### THE TASK
Transcribe exactly the lines from the one containing "Emit a Python" through the one containing "import plotly.graph_objects as go", both included, and leave out any pictures.

[Charts and diagrams as code]
■ ■ ■ ■ ■ ■ ■

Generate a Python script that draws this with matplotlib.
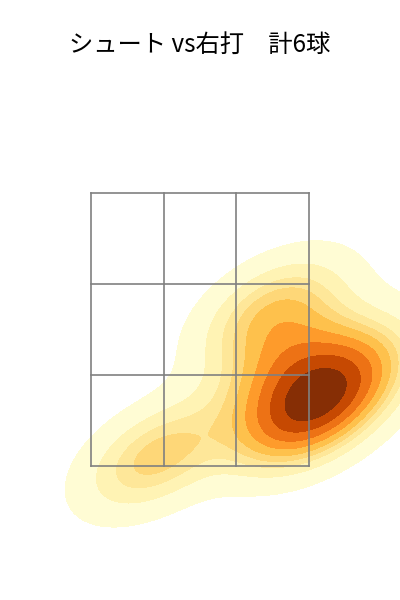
import numpy as np
import matplotlib
matplotlib.use('Agg')
import matplotlib.pyplot as plt
import seaborn as sns

# pitch locations (zone units: each cell = 1)
px = [2.92, 3.07, 2.5, 2.75, 0.9, 3.5]
pz = [0.62, 0.57, 1.7, 1.15, 0.1, 1.0]

title = 'シュート vs右打　計6球'

fig = plt.figure(figsize=(4, 6), dpi=100)
ax = fig.add_axes([0, 0, 1, 1])

sns.kdeplot(x=px, y=pz, fill=True, cmap='YlOrBr', ax=ax)

# strike zone 3x3
for i in range(4):
    ax.plot([i, i], [0, 3], color='grey', lw=1.2)
    ax.plot([0, 3], [i, i], color='grey', lw=1.2)

ax.set_xlim(-1.252, 4.252)
ax.set_ylim(-1.473, 5.121)
ax.axis('off')

fig.text(0.5, 0.926, title, ha='center', va='center', fontsize=17.5,
         family=['Noto Sans CJK JP', 'DejaVu Sans'])

fig.savefig('out.png')
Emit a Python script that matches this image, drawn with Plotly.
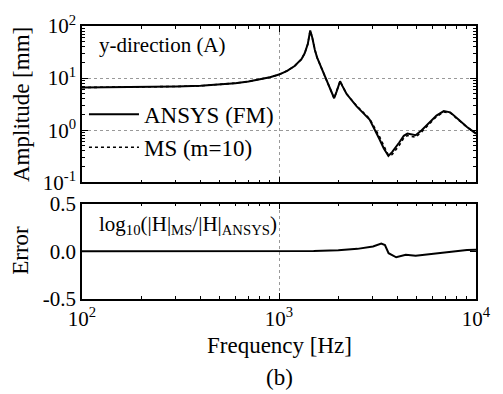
import plotly.graph_objects as go

# ---- data ----
freq_amp = [100, 200, 300, 400, 500, 600, 700, 800, 900, 1000, 1100, 1200, 1300, 1350, 1400,
            1440, 1475, 1520, 1560, 1650, 1750, 1850, 1905, 1960, 2042, 2100, 2200, 2473,
            2884, 3238, 3400, 3592, 3750, 4077, 4300, 4489, 4700, 4940, 5300, 5770, 6300,
            6860, 7400, 8150, 9000, 10000]
ansys_amp = [6.6, 6.7, 6.9, 7.1, 7.5, 8.0, 8.6, 9.4, 10.4, 11.7, 13.8, 17.0, 23.0, 30.0, 45.0,
             82.0, 60.0, 35.0, 25.0, 15.0, 8.7, 5.2, 4.1, 5.5, 8.7, 7.0, 5.0, 2.9,
             1.6, 0.67, 0.45, 0.32, 0.38, 0.58, 0.78, 0.86, 0.83, 0.80, 1.0, 1.36, 1.9,
             2.32, 2.2, 1.6, 1.15, 0.86]
ms_amp = [6.6, 6.7, 6.9, 7.1, 7.5, 8.0, 8.6, 9.4, 10.4, 11.7, 13.8, 17.0, 23.0, 30.0, 45.0,
          82.0, 60.0, 35.0, 25.0, 15.0, 8.7, 5.2, 4.1, 5.5, 8.7, 7.0, 5.0, 2.95,
          1.66, 0.75, 0.52, 0.33, 0.34, 0.51, 0.71, 0.79, 0.76, 0.73, 0.93, 1.28, 1.82,
          2.24, 2.14, 1.57, 1.14, 0.87]

freq_err = [100, 300, 1000, 1500, 2000, 2500, 3000, 3305, 3450, 3600, 3935, 4400, 4940,
            6500, 9000, 10000]
error_val = [0.0, 0.0, 0.0, 0.003, 0.01, 0.025, 0.05, 0.08, 0.065, -0.02, -0.063, -0.037,
             -0.047, -0.02, 0.014, 0.016]

x_tickvals = [100, 1000, 10000]
x_ticktext = ["10<sup>2</sup>", "10<sup>3</sup>", "10<sup>4</sup>"]
y_tickvals = [0.1, 1, 10, 100]
y_ticktext = ["10<sup>-1</sup>", "10<sup>0</sup>", "10<sup>1</sup>", "10<sup>2</sup>"]
err_tickvals = [-0.5, 0.0, 0.5]
err_ticktext = ["-0.5", "0.0", "0.5"]

x_minor = [m * 10 ** e for e in (2, 3) for m in range(2, 10)]
y_minor = [m * 10 ** e for e in (-1, 0, 1) for m in range(2, 10)]

FONT = "Liberation Serif, Times New Roman, serif"
FS = 21
FS_TITLE = 23

fig = go.Figure()
fig.add_trace(go.Scatter(x=freq_amp, y=ansys_amp, mode="lines", name="ANSYS (FM)",
                         line=dict(color="black", width=2), xaxis="x", yaxis="y"))
fig.add_trace(go.Scatter(x=freq_amp, y=ms_amp, mode="lines", name="MS (m=10)",
                         line=dict(color="black", width=1.6, dash="dot"), xaxis="x", yaxis="y"))
fig.add_trace(go.Scatter(x=freq_err, y=error_val, mode="lines", showlegend=False,
                         line=dict(color="black", width=2), xaxis="x2", yaxis="y2"))

axis_common = dict(showline=True, linecolor="black", linewidth=1.5, mirror="allticks",
                   ticks="inside", tickcolor="black", ticklen=6, tickwidth=1,
                   zeroline=False, tickfont=dict(family=FONT, size=FS, color="black"))
grid = dict(showgrid=True, gridcolor="#999", griddash="dot", gridwidth=1)

fig.update_layout(
    width=503, height=394,
    margin=dict(l=82, r=22, t=16, b=95),
    paper_bgcolor="white", plot_bgcolor="white",
    font=dict(family=FONT, size=FS, color="black"),
    xaxis=dict(type="log", range=[2, 4], domain=[0, 1], anchor="y",
               tickmode="array", tickvals=x_tickvals, ticktext=x_ticktext,
               showticklabels=False,
               minor=dict(tickmode="array", tickvals=x_minor, ticks="inside", ticklen=3,
                          tickcolor="black", showgrid=False),
               **grid, **axis_common),
    yaxis=dict(type="log", range=[-1, 2], domain=[0.4276, 1], anchor="x",
               tickmode="array", tickvals=y_tickvals, ticktext=y_ticktext,
               minor=dict(tickmode="array", tickvals=y_minor, ticks="inside", ticklen=3,
                          tickcolor="black", showgrid=False),
               **grid, **axis_common),
    xaxis2=dict(type="log", range=[2, 4], domain=[0, 1], anchor="y2",
                tickmode="array", tickvals=x_tickvals, ticktext=x_ticktext,
                minor=dict(tickmode="array", tickvals=x_minor, ticks="inside", ticklen=3,
                           tickcolor="black", showgrid=False),
                **grid, **axis_common),
    yaxis2=dict(range=[-0.5, 0.5], domain=[0, 0.3498], anchor="x2",
                tickmode="array", tickvals=err_tickvals, ticktext=err_ticktext,
                showgrid=False, **axis_common),
    legend=dict(x=0.005, y=0.755, xanchor="left", yanchor="top",
                bgcolor="rgba(0,0,0,0)", font=dict(family=FONT, size=FS_TITLE),
                tracegroupgap=0, itemwidth=50),
    showlegend=True,
)

ann = [
    dict(text="y-direction (A)", x=0.037, y=0.929, xanchor="left", yanchor="middle", size=FS),
    dict(text="log<sub>10</sub>(|H|<sub>MS</sub>/|H|<sub>ANSYS</sub>)", x=0.037, y=0.272,
         xanchor="left", yanchor="middle", size=FS),
    dict(text="Amplitude [mm]", x=-0.155, y=0.714, textangle=-90, xanchor="center",
         yanchor="middle", size=FS_TITLE),
    dict(text="Error", x=-0.155, y=0.18, textangle=-90, xanchor="center", yanchor="middle",
         size=FS_TITLE),
    dict(text="Frequency [Hz]", x=0.5, y=-0.17, xanchor="center", yanchor="middle",
         size=FS_TITLE),
    dict(text="(b)", x=0.5, y=-0.286, xanchor="center", yanchor="middle", size=FS_TITLE),
]
for a in ann:
    size = a.pop("size")
    fig.add_annotation(xref="paper", yref="paper", showarrow=False,
                       font=dict(family=FONT, size=size, color="black"), **a)

fig.write_html("out.html")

■ ■ ■ ■ ■ ■ ■

### THE SOLUTION
Emit a Python script that matches this image, drawn with Plotly.
import plotly.graph_objects as go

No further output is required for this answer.